Visitor’s death on Kauai under investigation; tour company had good safety record


A woman swept away during a kayak and hiking tour on Kauai over the weekend was visiting from California.

Kauai police identified the victim Monday as Aimee Abrahim, 32, of El Cajon.

Abrahim was on a guided tour along Wailua River and was crossing the river by foot when she was swept away.

The area was under a flood watch when the tour left and a flash flood warning had just been issued.

After speaking with the owner of the tour company, we’re digging deeper into how these tour companies are regulated to keep people safe.

We learned the state Department of Land and Natural Resources keeps tabs on these businesses.
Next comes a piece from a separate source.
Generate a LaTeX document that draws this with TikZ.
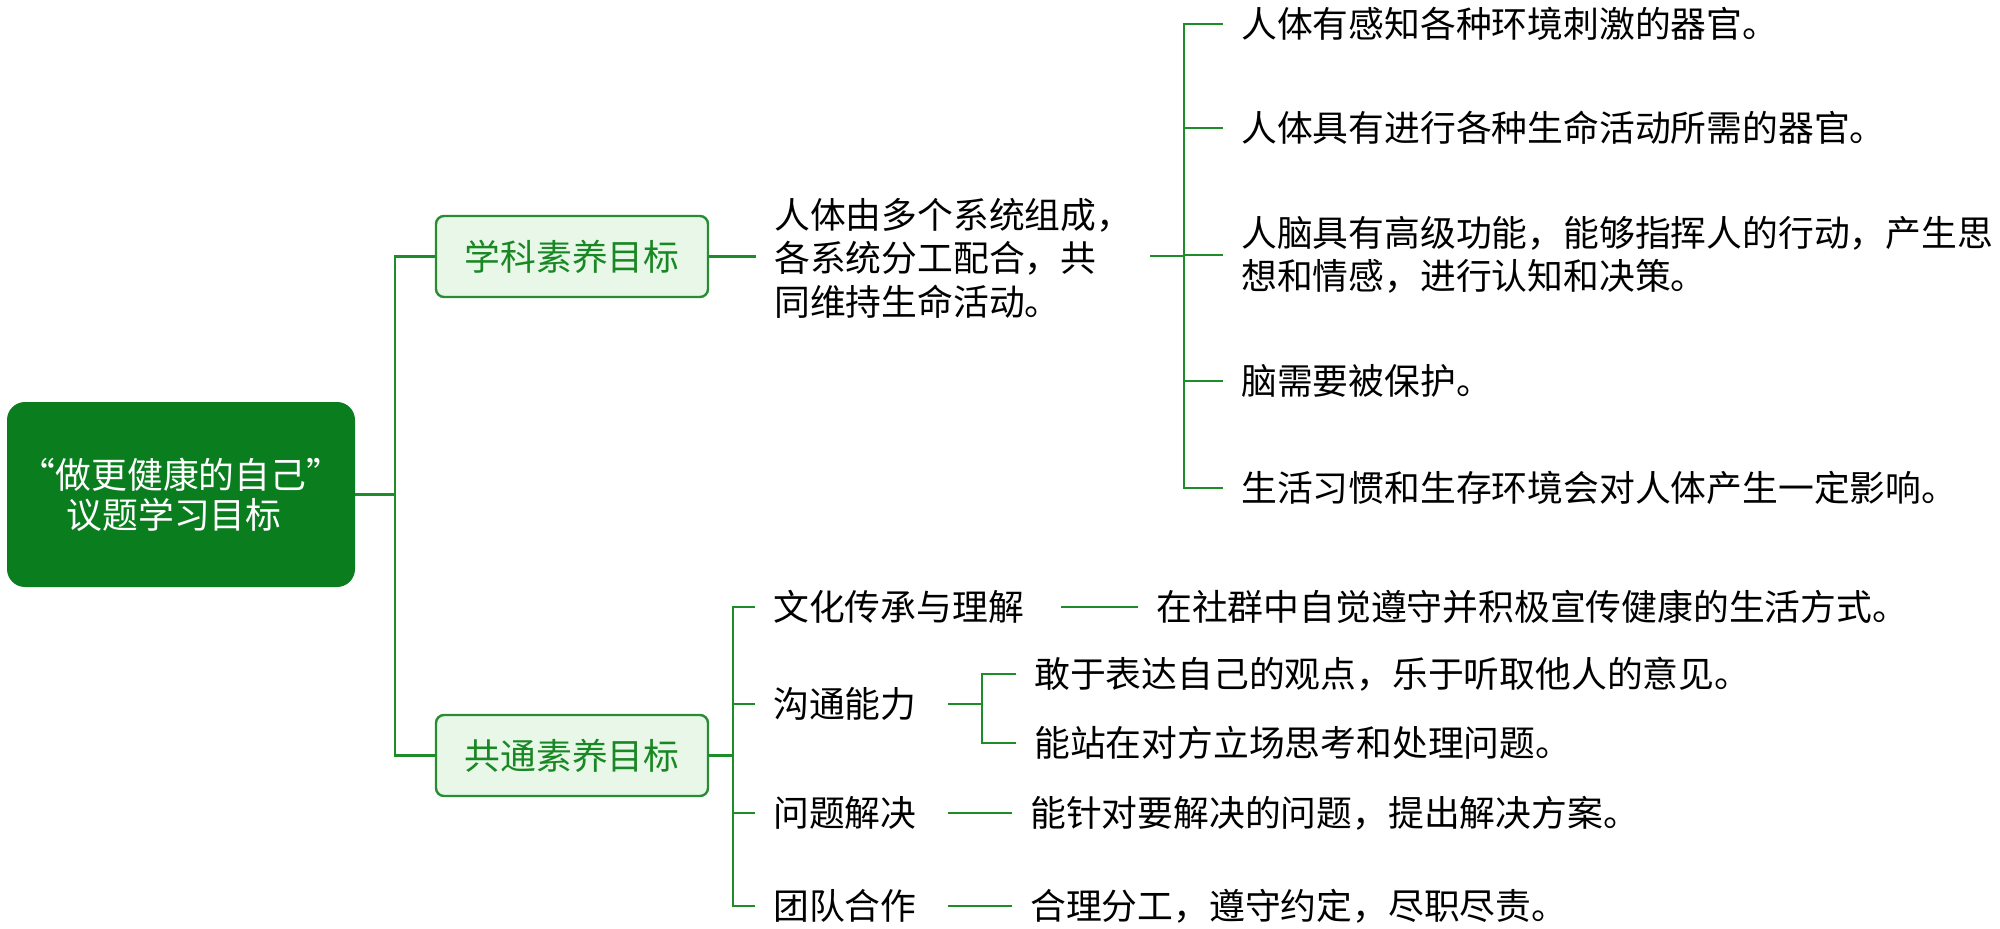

No one from DLNR wanted to speak on camera. Instead we received a statement from Curt Cottrell, state parks administrator: “DLNR extends its sympathy to the family of the kayaker. It is always a sad day for us when someone is lost while enjoying the parks, regardless of the circumstances.  Commercial kayak tour operators on Wailua River Kauai are required to obtain a permit from the Division of State Parks. This was a permitted operator of long standing with a good compliance and safety record. We have no further comment at this time while this incident is under investigation.”

We learned that Kayak Wailua, the company that was guiding the river tour on Saturday, has been in compliance and has a good safety record with DLNR.

Despite there being a flash flood watch, the company did not cancel the tour. We asked DLNR, are tour companies required to notify their guests of any potential weather hazards?

The state says it can’t comment any further since the incident is being investigated, so we checked with state Rep. Ryan Yamane, who heads the committee for water and land use. He says with public safety at hand, the issue is worth looking into further.

“They put themselves in harm’s way and then our first responders and others are also put in harm’s way when they have to go and rescue them in very bad or dangerous conditions,” Yamane said. “We can bring in both the public and the private sector companies together to have that discussion to see if we can find a way that the industry flourishes but also does their due diligence by warning their customers.”

We reached out to Kayak Wailua again and they said all of their guests are required to sign a liability release for before going out on a tour.

DLNR is the agency handling the investigation into the woman’s death. There’s no word on how long it could take.